In January 2012 the UK Prime Minister, David Cameron announced a project to consolidate all the legislation applicable to industrial and provident societies. There was some uncertainty as to how far new developments would address the problems with the legislation. In mid-2012, revision of laws for co-operative was in its early stages. The enactment of the Co-operative and Community Benefit Societies Act 2014 completed the reform process.

== Jurisdiction ==
This legislation applies in Great Britain (England, Wales, and Scotland). Northern Ireland has its own very similar legislation. The 1965 and 1968 acts also apply to Jersey and Guernsey.

== Provisions ==
=== Repealed enactments ===
Section 77(1) of the act repealed 15 enactments, listed in schedule 5 to the act.

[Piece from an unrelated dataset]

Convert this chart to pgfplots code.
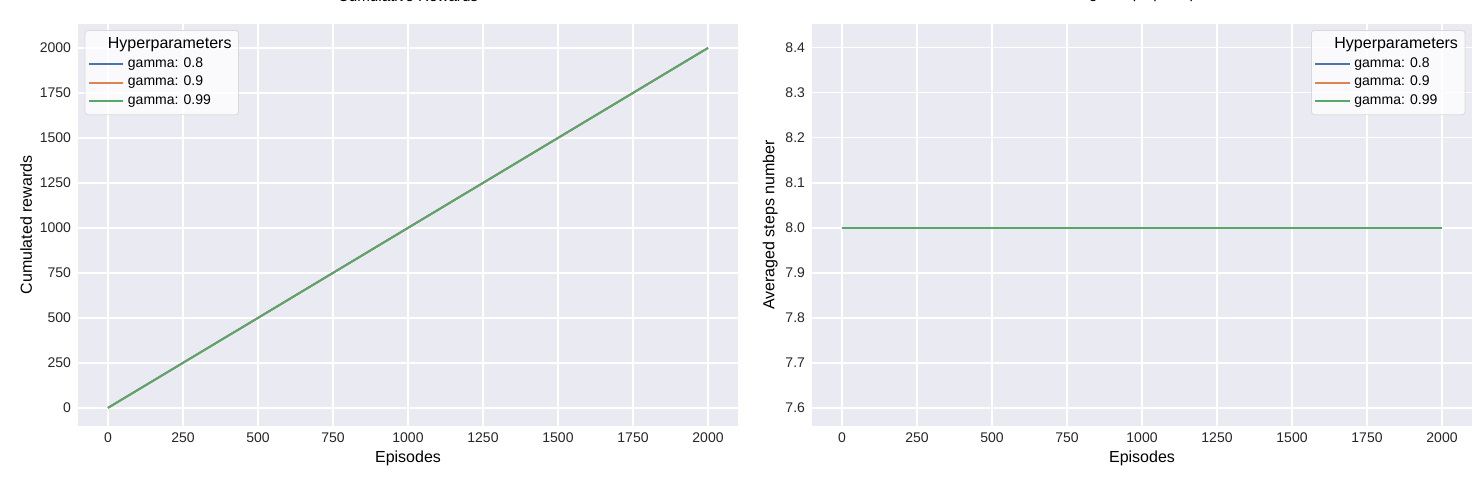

Enactments repealed by section 77(1)
| Citation | Short title | Extent of repeal |
| 56 & 57 Vict. c. 39 | Industrial and Provident Societies Act 1893 | The whole act. |
| 57 & 58 Vict. c. 8 | Industrial and Provident Societies Act 1894 | The whole act. |
| 58 & 59 Vict. c. 30 | Industrial and Provident Societies (Amendment) Act 1895 | The whole act. |
| 3 & 4 Geo. 5. c. 31 | Industrial and Provident Societies (Amendment) Act 1913 | The whole act. |
| 15 & 16 Geo. 5. c. 20 | Law of Property Act 1925 | In section 115(9), the words " industrial or provident ". |
| 18 & 19 Geo. 5. c. 4 | Industrial and Provident Societies (Amendment) Act 1928 | The whole act. |
| 3 & 4 Geo. 6. c. 19 | Societies (Miscellaneous Provisions) Act 1940 | In section 8(1), the words from "or any " to " 1928 ". |
In section 10(1), in the definition of "society", the words from " any society registered " to " 1928 ".
| 11 & 12 Geo. 6. c. 39 | Industrial Assurance and Friendly Societies Act 1948 | Section 18(3)(d). |
In section 19(5), the words from " or in any of the " to the end of paragraph (c).
In section 20(1), the words from "and of " to " 1893 " and paragraph (c).
In section 20(2), the words from " or under" to " 1893 ".
In section 21, the words from "and of " to " 1893 ".
| 14 Geo. 6. c. 34 | Housing (Scotland) Act 1950 | Section 79(2), from "and, notwithstanding " onwards. |
| 15 & 16 Geo. 6 & 1 Eliz. 2. c. 17 | Industrial and Provident Societies Act 1952 | The whole act. |
| 2 & 3 Eliz. 2. c. 43 | Industrial and Provident Societies (Amendment) Act 1954 | The whole act. |
| 5 & 6 Eliz. 2. c. 56 | Housing Act 1957 | Section 119(4). |
| 6 & 7 Eliz. 2. c. 45 | Prevention of Fraud (Investments) Act 1958 | Section 10. |
| 7 & 8 Eliz. 2. c. 72 | Mental Health Act 1959 | So much of Schedule 5 as relates to the Industrial and Provident Societies Act 1893. |
| 9 & 10 Eliz. 2. c. 28 | Industrial and Provident Societies Act 1961 | The whole act. |

== Subsequent developments ==
Section 77(1) of, and schedule 5 to, the act were repealed by section 1 of, and part XI of the schedule to, the Statute Law (Repeals) Act 1974, which came into force on 27 June 1974.

The whole act was repealed by section 154 of, and schedule 7 to, the Co-operative and Community Benefit Societies Act 2014, which came into force on 1 August 2014.